**WRITTEN REQUEST:**
Write each line of the material exactly as given, from the top through the line that contains "(9,10) -- (649,10);", and omit all pictures.

**RAW DATA:**
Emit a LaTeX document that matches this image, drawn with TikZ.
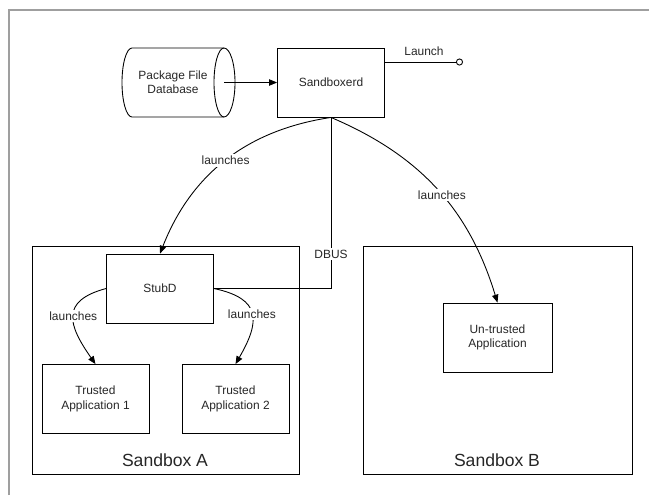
\documentclass[tikz,border=0pt]{standalone}
\usepackage{fontspec}
\setmainfont{Liberation Sans}
\usepackage{tikz}
\usetikzlibrary{positioning,arrows.meta,calc}

\tikzset{
  proc/.style={draw, line width=0.5pt, minimum width=2.14cm, minimum height=1.38cm,
    align=center, font=\fontsize{6.8}{8.2}\selectfont, text=black!85},
  sandbox/.style={draw, line width=0.5pt},
  lbl/.style={fill=white, inner sep=1pt, font=\fontsize{6.8}{8.2}\selectfont, text=black!85},
  link/.style={line width=0.5pt, -{Triangle[length=4.5pt,width=3.6pt]}}
}

\begin{document}
\begin{tikzpicture}[x=0.02cm, y=-0.02cm]
\useasboundingbox (0,0) rectangle (649,495);

% Outer frame
\draw[gray!75, line width=1pt] (9,495) -- (9,10) -- (649,10);

% Sandboxes
\node[sandbox, minimum width=5.34cm, minimum height=4.56cm] (sba) at (165.5,360) {};
\node[sandbox, minimum width=5.38cm, minimum height=4.56cm] (sbb) at (497.5,360) {};
\node[font=\fontsize{10}{12}\selectfont, text=black!85] (sbalbl) at (165,460) {Sandbox A};
\node[font=\fontsize{10}{12}\selectfont, text=black!85] (sbblbl) at (497,460) {Sandbox B};

% Package database (cylinder on its side)
\draw[line width=0.5pt] (132,48) -- (224,48)
  arc[start angle=90, end angle=-90, x radius=0.22cm, y radius=0.69cm]
  -- (132,117)
  arc[start angle=270, end angle=90, x radius=0.2cm, y radius=0.69cm];
\draw[line width=0.5pt] (224,48)
  arc[start angle=90, end angle=270, x radius=0.2cm, y radius=0.69cm];
\node[align=center, font=\fontsize{6.8}{8.2}\selectfont, text=black!85] (db) at (173,82) {Package File\\Database};
\coordinate (dbend) at (224,82.5);

% Boxes
\node[proc] (sbd) at (331,82.5) {Sandboxerd};
\node[proc] (stubd) at (160,288.5) {StubD};
\node[proc] (ta1) at (95.5,399) {Trusted\\Application 1};
\node[proc] (ta2) at (235.5,399) {Trusted\\Application 2};
\node[proc, minimum width=2.18cm] (untr) at (497.5,337.5) {Un-trusted\\Application};

% Links
\draw[link] (dbend) -- (sbd);
\coordinate (lnch) at (463,62);
\draw[line width=0.5pt, -{Circle[open,length=4pt]}] (sbd.east |- lnch) -- (lnch)
  node[midway, above=0pt, font=\fontsize{6.8}{8.2}\selectfont, text=black!85] {Launch};

\draw[link] (sbd.south) to[bend right=30] node[lbl, pos=0.5] {launches} (stubd.north);
\draw[link] (sbd.south) to[bend left=25] node[lbl, pos=0.53] {launches} (untr.north);
\draw[line width=0.5pt] (stubd.east) -| node[lbl, pos=0.6] {DBUS} (sbd.south);

\draw[link] (stubd.west) to[out=195, in=125, looseness=1.6] node[lbl, pos=0.5] {launches} (ta1.north);
\draw[link] (stubd.east) to[out=-12, in=60, looseness=1.6] node[lbl, pos=0.5] {launches} (ta2.north);
\end{tikzpicture}
\end{document}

**SOLVED EXERCISE:**
Emit a LaTeX document that matches this image, drawn with TikZ.
\documentclass[tikz,border=0pt]{standalone}
\usepackage{fontspec}
\setmainfont{Liberation Sans}
\usepackage{tikz}
\usetikzlibrary{positioning,arrows.meta,calc}

\tikzset{
  proc/.style={draw, line width=0.5pt, minimum width=2.14cm, minimum height=1.38cm,
    align=center, font=\fontsize{6.8}{8.2}\selectfont, text=black!85},
  sandbox/.style={draw, line width=0.5pt},
  lbl/.style={fill=white, inner sep=1pt, font=\fontsize{6.8}{8.2}\selectfont, text=black!85},
  link/.style={line width=0.5pt, -{Triangle[length=4.5pt,width=3.6pt]}}
}

\begin{document}
\begin{tikzpicture}[x=0.02cm, y=-0.02cm]
\useasboundingbox (0,0) rectangle (649,495);

% Outer frame
\draw[gray!75, line width=1pt] (9,495) -- (9,10) -- (649,10);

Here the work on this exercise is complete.